Race-blind college admissions harm diversity without improving quality
By Patricia Waldron
Critics of affirmative action in higher education have argued that the policy deprives more qualified students of a spot at a university or college. A new study by Cornell researchers finds that ignoring race leads to an admitted class that is much less diverse, but with similar academic credentials.
The Cornell team used data from an unnamed university to simulate the impacts of the 2023 Supreme Court ruling in Students for Fair Admissions (SFFA) v. Harvard, which prohibits colleges and universities from considering race in admissions. They found that the number of top-ranked applicants who identified as underrepresented minorities (URM) dropped by 62% when removing race as a factor from the school’s applicant-ranking algorithm. At the same time, the test scores of top-ranked applicants did not meaningfully increase.
“We see no evidence that would support the narrative that Black and Hispanic applicants are admitted even though there are more qualified applicants in the pool,” said senior author René Kizilcec, associate professor of information science in the Cornell Ann S. Bowers College of Computing and Information Science.
Jinsook Lee and Emma Harvey, both doctoral students in the field of information science and co-first authors, presented the study, “Ending Affirmative Action Harms Diversity Without Improving Academic Merit,” at the ACM Conference on Equity and Access in Algorithms, Mechanisms, and Optimization (EAAMO ’24), Oct. 31 in San Luis Potosí, Mexico.
With standardized tests becoming less accessible during the pandemic, selective universities have increasingly turned to artificial intelligence-based approaches to help prioritize which of the tens of thousands of applications to review first. The Cornell research team realized these algorithms presented an opportunity to test out potential changes in admissions policies before they are implemented.
In the new study, the researchers started by building an AI-based ranking algorithm for the university, which they trained on past admissions decisions to predict the likelihood of a candidate’s acceptance based on their common application. Then they retrained the algorithm without features related to race and rescored the applicants to see how the recommendations changed.
“There’s a huge drop in the URM students when you look at the top-ranked pool of applicants,” Lee said. In the original algorithm, 53% of the top group consisted of URM students, which is similar to the composition of the admitted class before the SFFA ruling. After they removed race, the top-ranked group had only 20% URM students.

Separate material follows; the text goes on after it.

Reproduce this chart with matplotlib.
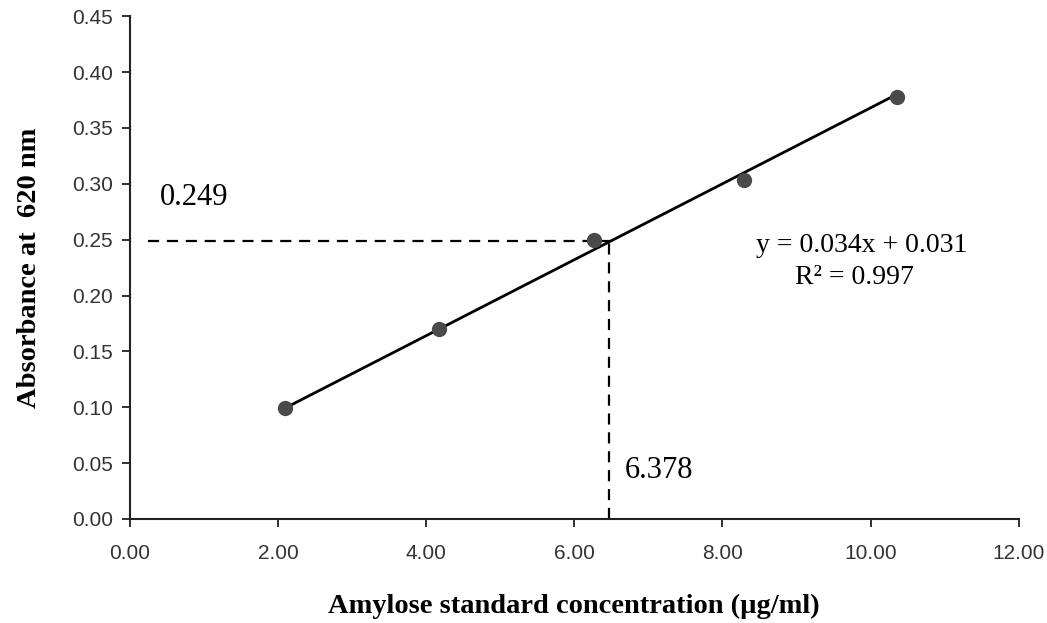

Taking race out of the equation did result in a tiny increase in the average standardized test scores among the top-ranked students. But the change was negligible – equivalent to the difference between scoring a 1480 and a 1490 on the SAT.
Additional analysis showed that the subset of qualified students in the top-ranked pool under the original algorithm was somewhat arbitrary, because there were so many excellent applicants – the ranking changed substantially when the algorithm was trained with different random subsets of the data. But the rankings became even more arbitrary when race was removed from consideration.
When the study university announced the demographics of the fall 2024 incoming class, the team’s predictions were spot on. “When we saw the actual numbers, our approach had done a pretty good job of predicting the decline in URM students,” said Harvey.
She notes, however, that not all schools saw a drop in diversity following the SFFA ruling – a few even saw increases. “Looking at how different schools responded to the SFFA decision will be very interesting for future research – to see why so many schools had such different outcomes,” she said.
Kizilcec expects that the use of AI to support admissions staff in reviewing applications will continue to grow at colleges and universities. “This work is critical to make sure that AI is used responsibly in admissions,” he said.
Nikhil Garg, assistant professor of operations research and information engineering (ORIE) at Cornell Tech, as part of the Jacobs Technion-Cornell Institute, and Thorsten Joachims, the Jacob Gould Schurman Professor of computer science and information science are co-authors on the study.
The researchers received support from the National Science Foundation, the Amazon Research Award, the Graduate Fellowships for STEM Diversity, the Urban Tech Hub at Cornell Tech and a seed grant from the Cornell Center for Social Sciences.
Patricia Waldron is a writer for the Cornell Ann S. Bowers College of Computing and Information Science.